Sekretaris Perhimpunan Peternak Sapi dan Kerbau Indonesia di Jawa Barat, Robby Iskandar, mengatakan melorotnya suplai membuat peternak sapi perah tergiur menjual peliharaannya. "Harga daging terus naik, sedangkan harga susu stagnan. Akhirnya peternak menjual sapi perahnya," katanya Rabu pekan lalu.
Rakhmat, pemilik RPH Pangragajian di Lembang, Bandung, mengaku menyembelih sapi perah setiap hari. Alasannya, kiriman sapi dari Jawa Timur berhenti dalam enam bulan terakhir. "Harga di Jawa sudah mahal." Harga daging sapi yang bertengger pada kisaran Rp 80-95 ribu per kilogram sejak akhir tahun lalu juga memicu tingginya angka penjualan dan penyembelihan sapi betina, meskipun hal itu dilarang.
Menteri Pertanian Suswono mengatakan harga daging yang mahal mendorong keuntungan di kalangan peternak sapi. Namun Ahmad Ali, peternak sapi dari kelompok Palagan Rojokoyo di Desa Bluri, Kecamatan Solokuro, Lamongan, Jawa Timur, membantah pernyataan itu. Menurut peternak yang memiliki 40 ekor sapi ini, tingginya harga daging lebih banyak menguntungkan rumah jagal dan pedagang daging.

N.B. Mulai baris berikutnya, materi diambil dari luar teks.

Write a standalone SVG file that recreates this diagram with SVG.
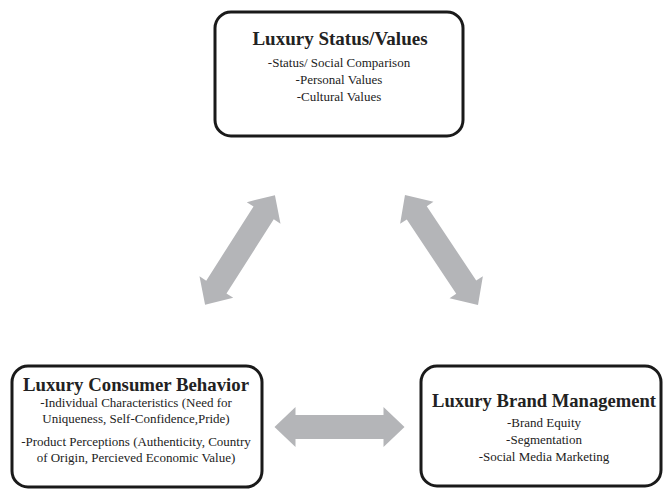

Ali mengatakan kenaikan keuntungan yang diraup peternak paling besar Rp 2 juta untuk sapi berbobot di atas 350 kilogram. Itu pun mereka dapat setelah menggemukkan sapi selama empat bulan. Penyebab keuntungan yang tipis lantaran, "Saat ini harga sapi bakalan sudah mahal."
Hal serupa dirasakan Sumarsih, peternak 15 ekor sapi dari kelompok Bina Ternak Desa Campursari, Sidorejo, Magetan. Ia mengaku bisa untung Rp 5 juta untuk penggemukan selama enam bulan. Keuntungan itu memang naik ketimbang ketika harga daging sekitar Rp 65 ribu per kilogram. Saat itu, tiap sapi rata-rata menghasilkan laba Rp 3 juta.
Sumarsih lalu membandingkan dengan keuntungan yang didapat jagal dan pedagang, yang bisa untung Rp 7,75 juta untuk lima ekor sapi yang ia jual ke mereka. "Itu keuntungan dalam satu hari, sedangkan peternak harus menunggu enam bulan."
Di Lombok Barat, Nusa Tenggara Barat, juga sama saja. "Yang menikmati harga daging mahal adalah jagal," kata Musanip, ketua kelompok ternak Banyu Tangguh di Desa Banyumulek.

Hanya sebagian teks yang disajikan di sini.